In our case, Farfel had lived alone in the house for years, and considered it her turf. Adult male cats, even neutered ones, are more likely to exhibit territorial aggression than females, but any gender and age cat may engage in this behavior. Hissing, growling, stalking, chasing. Farfel is simply saying, “This is my house. You get out!” Nobody, however, was too timid. When she would start running and hiding, this provoked Farfel to go after her. It’s tempting to think of them as “bully” and “victim,” but this is not really fair. Both cats are just reacting on essentially normal instincts to a living situation to which they did not consent. Redirected aggression is when the cat who is upset lashes out at a different target. Like “kick the dog” syndrome in people. Maybe Farfel is upset when she sees stray cats outside through the window, and she lashes out at Nobody instead. Redirected aggression can also be aimed at you, the owner, so be cautious. If Farfel is riled up, she may bite you instead of Nobody if you try to intervene.
Treatment for intercat aggression requires time and patience. Start with environmental adjustments by creating a “house of plenty.” When cats fight, it may be about access to valuable resources. Provide an overabundance of cozy sleeping places, litter boxes, water bowls, climbing trees with hiding spaces, and toys. Feed cats separately. Evaluate the home for “choke points” — places where Nobody and Farfel find themselves forced to interact, such as halls and narrow doorways. Alter traffic flow so each cat can access everything they need without having to pass the other. Use Feliway MultiCat — a calming synthetic pheromone — in diffusers throughout the house. If the aggressor cat will tolerate a collar and bell, that may help the timid cat avoid confrontations.
In cases of more intense fighting, cats should be separated, and a behavioral modification program of desensitization and counterconditioning instituted. Gradually acclimate each cat to the other cat’s scent. Rub each cat with a towel, add a spritz of Feliway, then let Nobody smell Farfel’s scent and vice versa. Then allow them to see each other through a barrier. When our Nobody and Farfel saw one another through the glass door, Farfel would still hiss and bristle. Had we consulted a behavior specialist, they would have told us to make a double barrier, with a neutral zone in the middle. Think North and South Korea. Providing special, delicious treats while the cats see one another from a distance will help build positive associations.
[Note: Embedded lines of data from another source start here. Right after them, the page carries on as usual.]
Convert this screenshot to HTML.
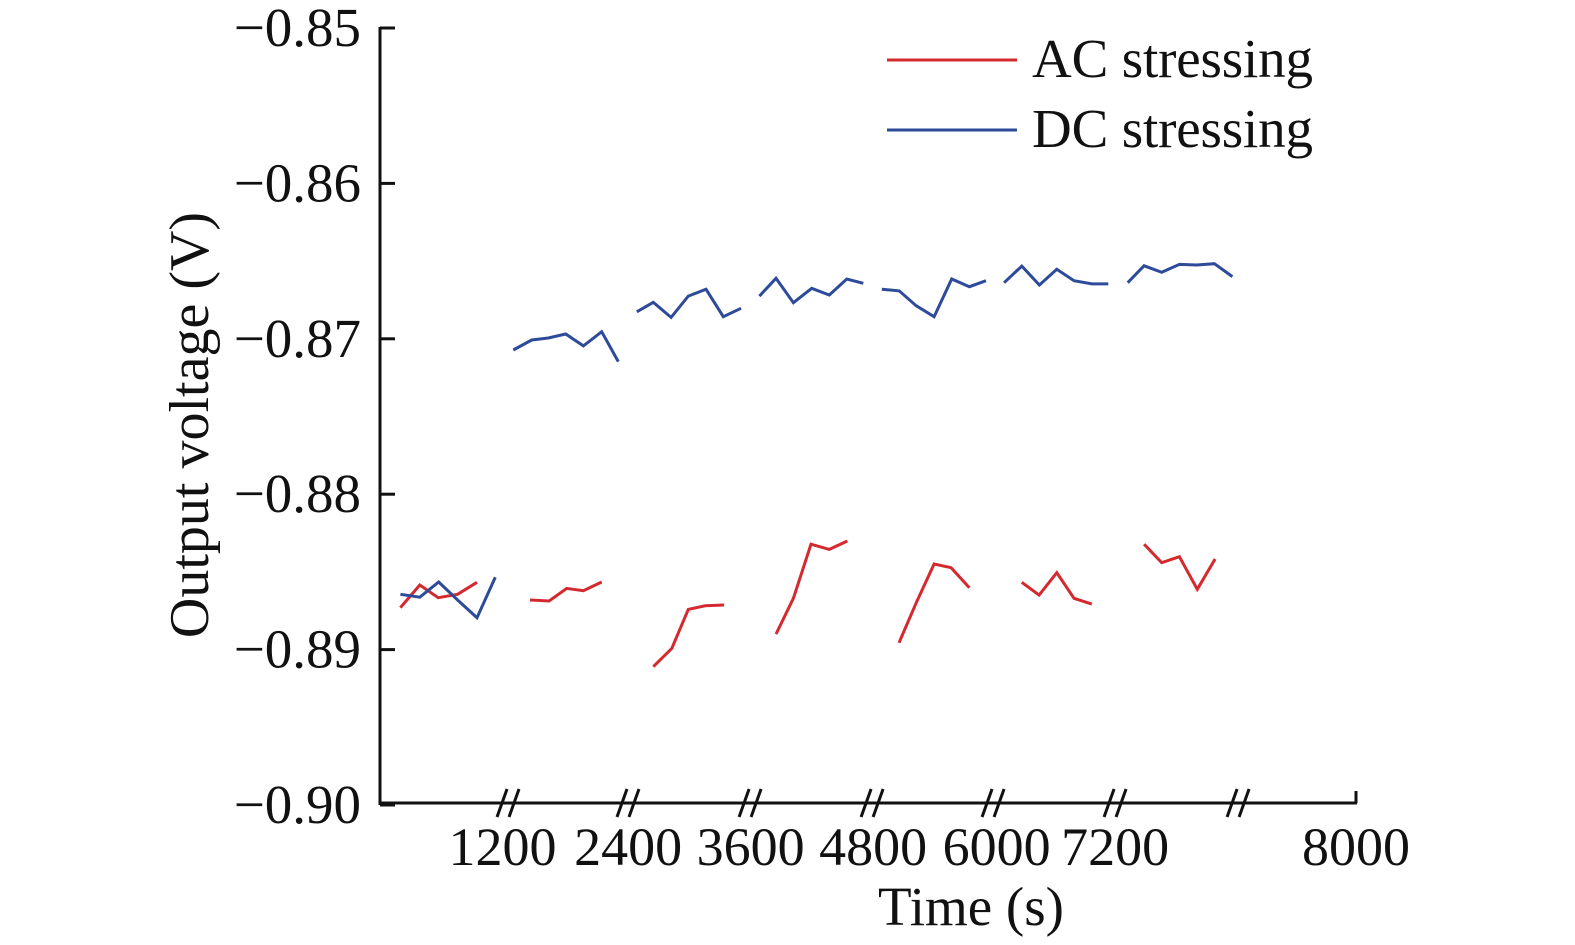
<!DOCTYPE html>
<html><head><meta charset="utf-8"><style>
html,body{margin:0;padding:0;background:#fff}
svg{display:block}
text{font-family:"Liberation Serif",serif;fill:#111}
</style></head><body>
<svg id="chart" width="1575" height="945" viewBox="0 0 1575 945" xmlns="http://www.w3.org/2000/svg">
<g id="axes"></g>
<g id="series"></g>
<g>
 <line x1="887" y1="60" x2="1017" y2="60" stroke="#d42a2f" stroke-width="3"/>
 <text x="1032" y="77" font-size="55" textLength="281">AC stressing</text>
 <line x1="887" y1="130" x2="1017" y2="130" stroke="#2e4b9a" stroke-width="3"/>
 <text x="1032" y="147" font-size="55" textLength="281">DC stressing</text>
</g>
<text x="971" y="925" font-size="55" text-anchor="middle">Time (s)</text>
<text x="0" y="0" font-size="56" text-anchor="middle" transform="translate(208,425) rotate(-90)">Output voltage (V)</text>
</svg>
<script>
const yTicks = [-0.85, -0.86, -0.87, -0.88, -0.89, -0.90];
const yTickLabels = ["\u22120.85", "\u22120.86", "\u22120.87", "\u22120.88", "\u22120.89", "\u22120.90"];
const xTickTimes = [1200, 2430, 3630, 4830, 6040, 7200, 9560];
const xTickLabels = ["1200", "2400", "3600", "4800", "6000", "7200", "8000"];
const breakTimes = [1254, 2429, 3625, 4820, 6005, 7200, 8405];

const acTimes = [
 [200,390,570,760,950],
 [1469,1656,1829,1992,2172],
 [2677,2858,3020,3184,3370],
 [3879,4049,4222,4401,4578],
 [5084,5257,5427,5594,5773],
 [6286,6456,6629,6798,6972],
 [7484,7657,7830,8006,8180]
];
const acValues = [
 [-0.88730,-0.88584,-0.88666,-0.88644,-0.88567],
 [-0.88681,-0.88687,-0.88606,-0.88621,-0.88565],
 [-0.89110,-0.88992,-0.88741,-0.88718,-0.88713],
 [-0.88900,-0.88670,-0.88322,-0.88355,-0.88301],
 [-0.88956,-0.88692,-0.88449,-0.88473,-0.88602],
 [-0.88567,-0.88649,-0.88505,-0.88670,-0.88707],
 [-0.88322,-0.88441,-0.88402,-0.88612,-0.88417]
];
const dcTimes = [
 [200,390,575,760,950,1129],
 [1306,1486,1649,1819,1992,2172,2334],
 [2515,2677,2851,3020,3193,3363,3536],
 [3716,3879,4049,4229,4401,4572,4734],
 [4915,5087,5251,5427,5600,5773,5936],
 [6113,6286,6459,6629,6798,6972,7134],
 [7324,7484,7657,7830,8000,8173,8349]
];
const dcValues = [
 [-0.88644,-0.88663,-0.88565,-0.88681,-0.88795,-0.88535],
 [-0.87072,-0.87008,-0.86995,-0.86969,-0.87046,-0.86954,-0.87147],
 [-0.86826,-0.86765,-0.86862,-0.86725,-0.86681,-0.86858,-0.86804],
 [-0.86725,-0.86611,-0.86768,-0.86675,-0.86718,-0.86615,-0.86643],
 [-0.86681,-0.86692,-0.86787,-0.86858,-0.86615,-0.86665,-0.86626],
 [-0.86639,-0.86532,-0.86654,-0.86553,-0.86626,-0.86647,-0.86647],
 [-0.86639,-0.86530,-0.86572,-0.86521,-0.86525,-0.86517,-0.86600]
];

const X0 = 380, X1 = 1356, T0 = 0, T1 = 9560;
const Y0 = 28, Y1 = 805, V0 = -0.85, V1 = -0.90;
function xs(t){ return X0 + (t - T0) / (T1 - T0) * (X1 - X0); }
function ys(v){ return Y0 + (v - V0) / (V1 - V0) * (Y1 - Y0); }
const NS = "http://www.w3.org/2000/svg";
function mk(tag, attrs, parent){
  const e = document.createElementNS(NS, tag);
  for (const k in attrs) e.setAttribute(k, attrs[k]);
  parent.appendChild(e); return e;
}
const axes = document.getElementById('axes');
const series = document.getElementById('series');
let e;
e = mk('line', {x1:X0, y1:Y0-1, x2:X0, y2:Y1, stroke:'#111', 'stroke-width':3}, axes);


e = mk('line', {x1:X0-1, y1:Y1-2, x2:X1+1, y2:Y1-2, stroke:'#111', 'stroke-width':3}, axes);


e = mk('line', {x1:X1, y1:Y1-14, x2:X1, y2:Y1-2, stroke:'#111', 'stroke-width':3}, axes);


yTicks.forEach((v, i) => {
  const y = ys(v);
  let t = mk('line', {x1:X0, y1:y, x2:X0+15, y2:y, stroke:'#111', 'stroke-width':3}, axes);
  
  
  let l = mk('text', {x:361, y:y+18, 'font-size':55, 'text-anchor':'end'}, axes);
  l.textContent = yTickLabels[i];
  
  
});
xTickTimes.forEach((t, i) => {
  const x = xs(t);
  let l = mk('text', {x:x, y:865, 'font-size':54, 'text-anchor':'middle'}, axes);
  l.textContent = xTickLabels[i];
  
  
});
breakTimes.forEach(t => {
  const x = xs(t);
  [-6, 6].forEach(d => {
    let b = mk('line', {x1:x+d-5, y1:Y1+12, x2:x+d+5, y2:Y1-16, stroke:'#111', 'stroke-width':3}, axes);
    
    
  });
});
function drawSeries(times, values, color, name){
  times.forEach((ts, s) => {
    const pts = ts.map((t, i) => xs(t).toFixed(1) + ',' + ys(values[s][i]).toFixed(1)).join(' ');
    let p = mk('polyline', {points:pts, fill:'none', stroke:color, 'stroke-width':3, 'stroke-linejoin':'miter'}, series);
    
    
  });
}
drawSeries(acTimes, acValues, '#d42a2f', 'ac-stressing-line');
drawSeries(dcTimes, dcValues, '#2e4b9a', 'dc-stressing-line');
</script>
</body></html>
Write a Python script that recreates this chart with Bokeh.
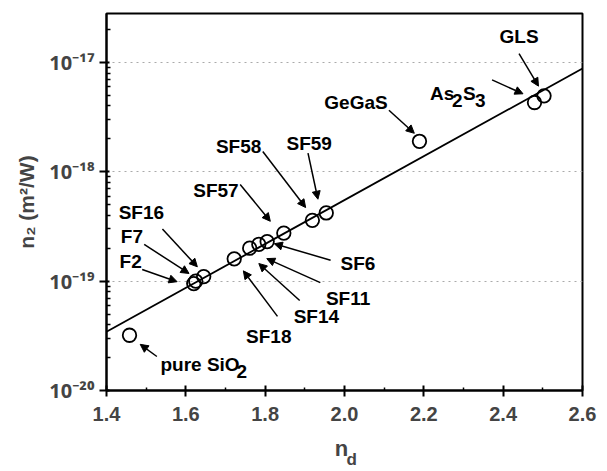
from bokeh.plotting import figure
from bokeh.models import (Range1d, FixedTicker, CustomJSTickFormatter, Label, Arrow,
                          NormalHead, ColumnDataSource, LinearAxis)
from bokeh.embed import file_html
from bokeh.resources import INLINE

# ---- data ----
glasses = ["pure SiO2", "F2", "F7", "SF16", "SF18", "SF14", "SF11", "SF6",
           "SF57", "SF58", "SF59", "GeGaS", "As2S3", "GLS"]
n_d = [1.458, 1.620, 1.625, 1.645, 1.722, 1.761, 1.784, 1.805,
       1.847, 1.919, 1.954, 2.189, 2.479, 2.503]
n_2 = [3.2e-20, 9.5e-20, 1.0e-19, 1.1e-19, 1.6e-19, 2.0e-19, 2.17e-19, 2.3e-19,
       2.75e-19, 3.6e-19, 4.2e-19, 1.9e-18, 4.3e-18, 4.95e-18]
fit_x = [1.4, 2.6]
fit_y = [3.45e-20, 8.8e-18]

x_ticks = [1.4, 1.6, 1.8, 2.0, 2.2, 2.4, 2.6]
x_minor = [1.5, 1.7, 1.9, 2.1, 2.3, 2.5]
y_exps = [-20, -19, -18, -17]

FONT = "Liberation Sans"

p = figure(width=607, height=471, output_backend="svg", toolbar_location=None,
           y_axis_type="log", x_range=Range1d(1.4, 2.6), y_range=Range1d(1e-20, 2.8e-17),
           min_border_left=106, min_border_right=25, min_border_top=13, min_border_bottom=76)
p.background_fill_color = "white"
p.border_fill_color = "white"
p.outline_line_color = "black"
p.outline_line_width = 2

# grid
p.xgrid.visible = False
p.ygrid.grid_line_color = "#aaaaaa"
p.ygrid.grid_line_dash = "dotted"
p.ygrid.grid_line_width = 1

# x axis
p.xaxis.ticker = FixedTicker(ticks=x_ticks, minor_ticks=x_minor)
p.xaxis.major_label_overrides = {t: f"{t:.1f}" for t in x_ticks}
p.xaxis.axis_line_width = 2
p.xaxis.major_tick_in = 5
p.xaxis.major_tick_out = 6
p.xaxis.minor_tick_in = 3
p.xaxis.minor_tick_out = 0
p.xaxis.major_tick_line_width = 2
p.xaxis.minor_tick_line_width = 1.5
p.xaxis.major_label_text_font = FONT
p.xaxis.major_label_text_font_style = "bold"
p.xaxis.major_label_text_font_size = "20px"
p.xaxis.major_label_standoff = 10
p.xaxis.axis_label = "n\u00a0"
p.xaxis.axis_label_text_font = FONT
p.xaxis.axis_label_text_font_style = "bold"
p.xaxis.axis_label_text_font_size = "22px"
p.xaxis.axis_label_standoff = 12

# second (label-only) axis carrying the subscript "d"
ax2 = LinearAxis(ticker=FixedTicker(ticks=[]), axis_line_alpha=0,
                 major_tick_in=0, major_tick_out=0, minor_tick_in=0, minor_tick_out=0,
                 axis_label="\u00a0\u00a0\u00a0d", axis_label_standoff=-14,
                 axis_label_text_font=FONT, axis_label_text_font_style="bold",
                 axis_label_text_font_size="17px")
p.add_layout(ax2, "below")

# y axis
minors = []
for e in y_exps[:-1]:
    for k in range(2, 10):
        minors.append(k * 10.0 ** e)
minors.append(2 * 10.0 ** -17)
p.yaxis.ticker = FixedTicker(ticks=[10.0 ** e for e in y_exps], minor_ticks=minors)
p.yaxis.formatter = CustomJSTickFormatter(code="""
const sup = {"-":"\u207b","0":"\u2070","1":"\u00b9","2":"\u00b2","3":"\u00b3","4":"\u2074","5":"\u2075","6":"\u2076","7":"\u2077","8":"\u2078","9":"\u2079"};
const e = Math.round(Math.log10(tick));
return "10" + String(e).split("").map(c => sup[c]).join("");
""")
p.yaxis.axis_line_width = 2
p.yaxis.major_tick_in = 3
p.yaxis.major_tick_out = 7
p.yaxis.minor_tick_in = 4
p.yaxis.minor_tick_out = 0
p.yaxis.major_tick_line_width = 2
p.yaxis.minor_tick_line_width = 1.5
p.yaxis.major_label_text_font = "Noto Sans"
p.yaxis.major_label_text_font_style = "bold"
p.yaxis.major_label_text_font_size = "20px"
p.yaxis.major_label_standoff = 5
p.yaxis.axis_label = "n\u2082 (m\u00b2/W)"
p.yaxis.axis_label_text_font = FONT
p.yaxis.axis_label_text_font_style = "bold"
p.yaxis.axis_label_text_font_size = "21px"
p.yaxis.axis_label_standoff = 8

# fit line and points
p.line(fit_x, fit_y, line_color="black", line_width=1.8)
src = ColumnDataSource(dict(x=n_d, y=n_2, name=glasses))
p.scatter("x", "y", source=src, marker="circle", size=13.5, fill_color=None,
          line_color="black", line_width=1.8)

# ---- annotations ----
labels = [("GLS", 2.440, -16.759), ("GeGaS", 2.029, -17.368), ("SF59", 1.911, -17.739),
          ("SF58", 1.733, -17.769), ("SF57", 1.676, -18.170), ("SF16", 1.488, -18.375),
          ("F7", 1.464, -18.592), ("F2", 1.461, -18.824), ("SF6", 2.034, -18.839),
          ("SF11", 2.009, -19.156), ("SF14", 1.929, -19.322), ("SF18", 1.809, -19.503)]
for txt, x, ly in labels:
    p.add_layout(Label(x=x, y=10 ** ly, text=txt, text_align="center", text_baseline="middle",
                       text_font=FONT, text_font_style="bold", text_font_size="19px",
                       text_color="black"))

def compound(parts, x, ly, size=19):
    off = 0
    for txt, dy, w in parts:
        p.add_layout(Label(x=x, y=10 ** ly, text=txt, x_offset=off, y_offset=-dy,
                           text_align="left", text_baseline="middle",
                           text_font=FONT, text_font_style="bold", text_font_size=f"{size}px",
                           text_color="black"))
        off += w

compound([("As", 0, 22), ("2", 7, 11), ("S", 0, 12), ("3", 7, 11)], 2.2154, -17.28)
compound([("pure SiO", 0, 76), ("2", 7, 11)], 1.536, -19.761)

arrows = [(2.440, -16.919, 2.489, -17.217), (2.372, -17.160, 2.450, -17.287),
          (2.112, -17.437, 2.176, -17.648), (1.908, -17.829, 1.933, -18.251),
          (1.794, -17.814, 1.902, -18.327), (1.737, -18.116, 1.813, -18.453),
          (1.541, -18.523, 1.629, -18.869), (1.495, -18.664, 1.608, -18.930),
          (1.490, -18.894, 1.578, -19.005), (1.527, -19.689, 1.485, -19.578),
          (1.965, -18.809, 1.823, -18.658), (1.939, -19.014, 1.804, -18.794),
          (1.887, -19.177, 1.784, -18.839), (1.831, -19.322, 1.745, -18.906)]
for x0, y0, x1, y1 in arrows:
    p.add_layout(Arrow(x_start=x0, y_start=10 ** y0, x_end=x1, y_end=10 ** y1,
                       line_color="black", line_width=1.5,
                       end=NormalHead(size=8, fill_color="black", line_color="black", line_width=1)))

open("out.html", "w").write(file_html(p, INLINE))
Once the cats tolerate visual contact, some suggest putting the confident cat in an enclosure and letting the fearful cat roam around briefly, while both cats get positive reinforcement. This is fine unless either cat gets overly aroused. The goal is to never provoke aggressive or fearful behavior as the cats slowly learn to get along. If things go well, the cats can spend more time near one another, and get closer and closer together.
Then there are drugs. The problem with drugs is owners want to give them, and forget about behavioral modifications. Medication alone is often not enough, but, yes, various antidepressant and/or anti-anxiety medications can be tried. Sometimes the aggressor needs medication, sometimes the victim, sometimes both. Medications may take one to two months to reach full effect, and may require trial and error to find the most effective ones for any given cat.
The bottom line — it takes time and effort to resolve intercat conflict. Sometimes nothing works, and one cat needs to be rehomed. Nobody and Farfel eventually arrived at a manageable détente, but our family still remembers the days of “Is Nobody home? Yes, Nobody’s home!”